Federal Bankruptcy and District courts wrongly denied a woman’s claim against the estate of her ex-husband and business partner who owed her money after they divorced and unwound a monster-truck business for which she had lent money.
In Dawn Marie Adams v. James Gregory Adams, 13-1636, the 7th Circuit Court of Appeals Friday ruled that Judge William T. Lawrence of the District Court for the Southern District of Indiana improperly affirmed a Bankruptcy Court ruling denying Dawn Adams’ petition. Numerous Georgia court rulings said her ex-husband, Greg, owed her at least $74,000. He filed for bankruptcy after the judgments.

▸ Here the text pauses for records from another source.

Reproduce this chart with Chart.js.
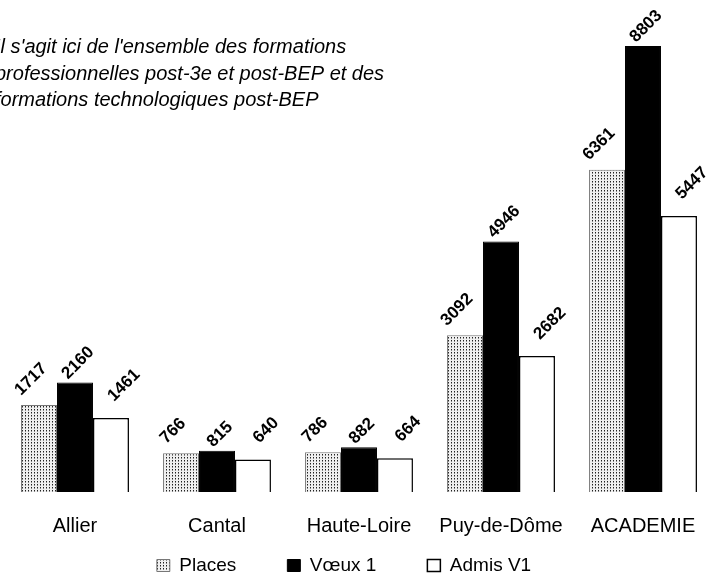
<!DOCTYPE html>
<html>
<head>
<meta charset="utf-8">
<script src="https://cdn.jsdelivr.net/npm/chart.js@4/dist/chart.umd.min.js"></script>
<style>
  body { margin: 0; background: #fff; }
</style>
</head>
<body>
<canvas id="graphique" width="714" height="577"></canvas>
<script>
const categories = ['Allier', 'Cantal', 'Haute-Loire', 'Puy-de-Dôme', 'ACADEMIE'];
const places = [1717, 766, 786, 3092, 6361];
const voeux1 = [2160, 815, 882, 4946, 8803];
const admisV1 = [1461, 640, 664, 2682, 5447];
const noteLines = [
    "Il s'agit ici de l'ensemble des formations",
    "professionnelles post-3e et post-BEP et des",
    "formations technologiques post-BEP"
];

const police = "'Liberation Sans', Arial, sans-serif";

// motif pointillé pour la série "Places"
function motifPoints() {
    const c = document.createElement('canvas');
    c.width = 3;
    c.height = 3;
    const p = c.getContext('2d');
    p.fillStyle = '#f0f0f0';
    p.fillRect(0, 0, 3, 3);
    p.fillStyle = '#222';
    p.fillRect(1, 1, 1, 1);
    p.fillStyle = '#888';
    p.fillRect(1, 2, 1, 1);
    return p.createPattern(c, 'repeat');
}

// étiquettes de valeur inclinées à 45°
const etiquettes = {
    id: 'etiquettes',
    afterDatasetsDraw(chart) {
        const ctx = chart.ctx;
        ctx.save();
        ctx.font = 'bold 17px ' + police;
        ctx.fillStyle = '#000';
        ctx.textAlign = 'center';
        ctx.textBaseline = 'middle';
        chart.data.datasets.forEach((ds, i) => {
            const meta = chart.getDatasetMeta(i);
            meta.data.forEach((bar, j) => {
                const txt = String(ds.data[j]);
                const w = ctx.measureText(txt).width;
                const h = (w + 12) * Math.SQRT1_2;
                const cx = bar.x + ds.decalage;
                const cy = bar.y - ds.ecart - h / 2;
                ctx.save();
                ctx.translate(cx, cy);
                ctx.rotate(-Math.PI / 4);
                ctx.fillText(txt, 0, 0);
                ctx.restore();
            });
        });
        ctx.restore();
    }
};

// note en italique en haut à gauche
const note = {
    id: 'note',
    afterDraw(chart) {
        const ctx = chart.ctx;
        ctx.save();
        ctx.font = 'italic 20px ' + police;
        ctx.fillStyle = '#000';
        ctx.textAlign = 'left';
        ctx.textBaseline = 'alphabetic';
        noteLines.forEach((l, i) => ctx.fillText(l, -5, 53 + i * 26.5));
        ctx.restore();
    }
};

// la légende d'Excel est un peu plus à gauche et plus haut
const placeLegende = {
    id: 'placeLegende',
    afterLayout(chart) {
        const leg = chart.legend;
        leg.left -= 15;
        leg.right -= 15;
        leg.top -= 37;
    }
};

const ctx = document.getElementById('graphique').getContext('2d');
new Chart(ctx, {
    type: 'bar',
    data: {
        labels: categories,
        datasets: [{
            label: 'Places',
            data: places,
            backgroundColor: motifPoints(),
            borderColor: '#777',
            borderWidth: 1,
            decalage: -8,
            ecart: 8
        }, {
            label: 'Vœux 1',
            data: voeux1,
            backgroundColor: '#000',
            borderColor: '#000',
            borderWidth: 1,
            decalage: 3,
            ecart: 2
        }, {
            label: 'Admis V1',
            data: admisV1,
            backgroundColor: '#fff',
            borderColor: '#000',
            borderWidth: 1.5,
            decalage: 13,
            ecart: 15
        }]
    },
    options: {
        responsive: false,
        animation: false,
        layout: {
            padding: { top: 36, left: 4, right: 0, bottom: 0 }
        },
        datasets: {
            bar: {
                categoryPercentage: 0.76,
                barPercentage: 1
            }
        },
        scales: {
            x: {
                grid: { display: false },
                border: { display: false },
                ticks: {
                    color: '#000',
                    padding: 14,
                    font: { size: 20, family: police }
                },
                afterFit(scale) {
                    scale.height = 50;
                }
            },
            y: {
                display: false,
                min: 0,
                max: 9000
            }
        },
        plugins: {
            legend: {
                position: 'bottom',
                onClick: null,
                maxHeight: 35,
                labels: {
                    color: '#000',
                    boxWidth: 13,
                    boxHeight: 12,
                    padding: 51,
                    font: { size: 19, family: police }
                }
            },
            tooltip: { enabled: false }
        }
    },
    plugins: [etiquettes, note, placeLegende]
});
</script>
</body>
</html>
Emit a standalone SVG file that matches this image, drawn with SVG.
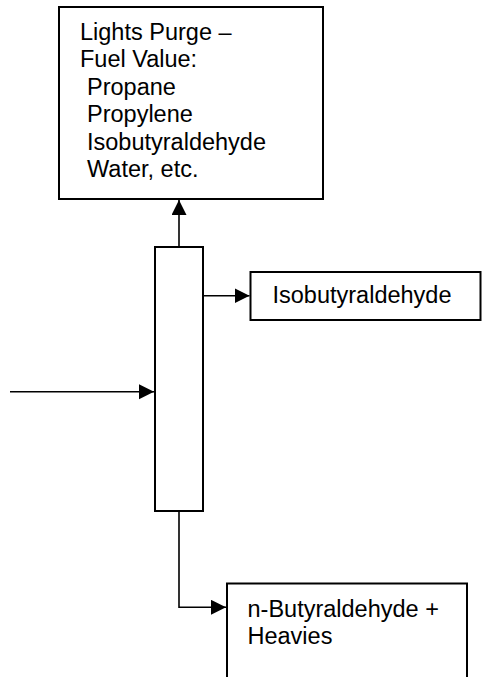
<svg xmlns="http://www.w3.org/2000/svg" width="482" height="677" viewBox="0 0 482 677">
<style>
.box{fill:#fff;stroke:#000;stroke-width:2}
.t{font-family:"Liberation Sans",Arial,sans-serif;font-size:23.5px;fill:#000}
.c{fill:none;stroke:#000;stroke-width:1.6}
</style>
<defs>
<marker id="ah" markerUnits="userSpaceOnUse" markerWidth="16" markerHeight="16" viewBox="0 0 16 16" refX="15" refY="7.5" orient="auto">
<path d="M0,0 L15,7.5 L0,15 Z" fill="#000"/>
</marker>
</defs>
<rect width="482" height="677" fill="#fff"/>
<g id="lights">
<rect class="box" x="59" y="7" width="264" height="192"/>
<text class="t" x="80" y="39.5">Lights Purge –</text>
<text class="t" x="80" y="67">Fuel Value:</text>
<text class="t" x="87" y="94.5">Propane</text>
<text class="t" x="87" y="122">Propylene</text>
<text class="t" x="87" y="149.5">Isobutyraldehyde</text>
<text class="t" x="87" y="177">Water, etc.</text>
</g>
<g id="column">
<rect class="box" x="155" y="247" width="48" height="264"/>
</g>
<g id="iso">
<rect class="box" x="250.5" y="272" width="230" height="48"/>
<text class="t" x="272.5" y="303">Isobutyraldehyde</text>
</g>
<g id="nbut">
<rect class="box" x="227" y="583.5" width="240" height="100"/>
<text class="t" x="247.5" y="616.5">n-Butyraldehyde +</text>
<text class="t" x="247.5" y="644">Heavies</text>
</g>
<g id="connectors">
<path class="c" d="M179,247 V200" marker-end="url(#ah)"/>
<path class="c" d="M203,295.7 H249.5" marker-end="url(#ah)"/>
<path class="c" d="M10,391.7 H154" marker-end="url(#ah)"/>
<path class="c" d="M179,511 V607.3 H226" marker-end="url(#ah)"/>
</g>
</svg>
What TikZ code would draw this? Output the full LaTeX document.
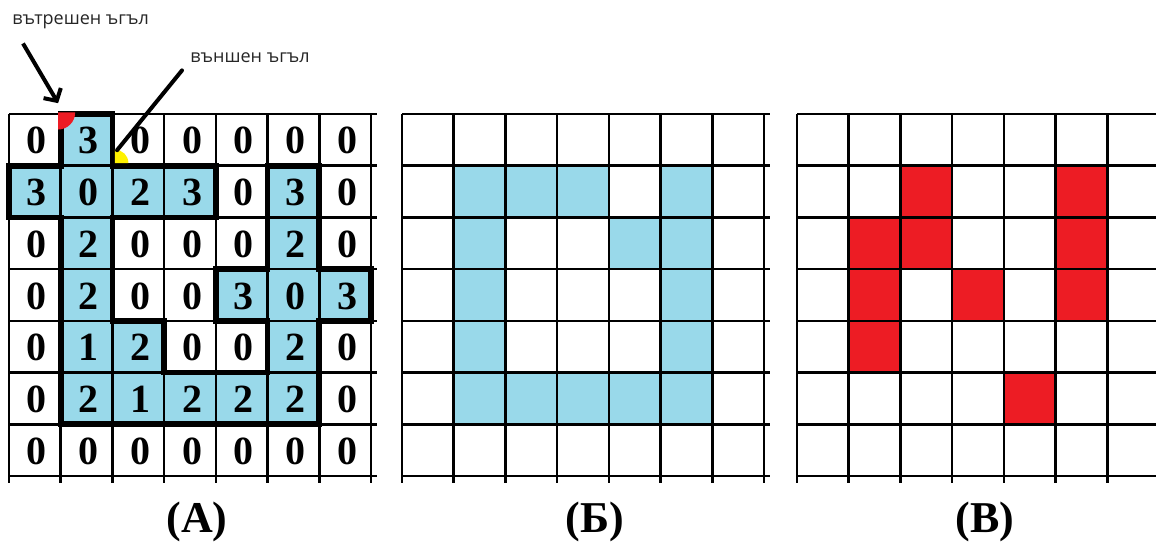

“The state courts of Georgia decided three times in three final judgments that Greg still owed money to Dawn after they divorced and unwound their ‘monster truck’ business,” Judge David Hamilton wrote for the panel. “The bankruptcy court heard evidence on the merits of Dawn’s claim, though, and denied it as inequitable.
“We find that the issues concerning the validity of Dawn’s claim were previously adjudicated in the state courts and that the doctrine of issue preclusion prevented the bankruptcy court from rehearing those issues. Accordingly, we reverse and remand for proceedings.”
"Dawn seeks in the bankruptcy only what the (Georgia) court determined she was owed," Hamilton wrote. "(T)hough Greg Adams had the opportunity to appeal the Georgia state court judgments, he did not avail himself of that opportunity. Instead, he filed for bankruptcy, but that is not a substitute for timely appeals of the state court judgments.
“The doctrine of issue preclusion (collateral estoppel) bars him from using the bankruptcy system to have his defenses reheard despite the state courts’ rejection of those defenses.”
The suit arises from the Southern District, Terre Haute Division, because Dawn Adams relocated to Putnam County, Ind., after the couple divorced. The monster truck in which the couple had invested is known as “Annihilator,” the opinion notes.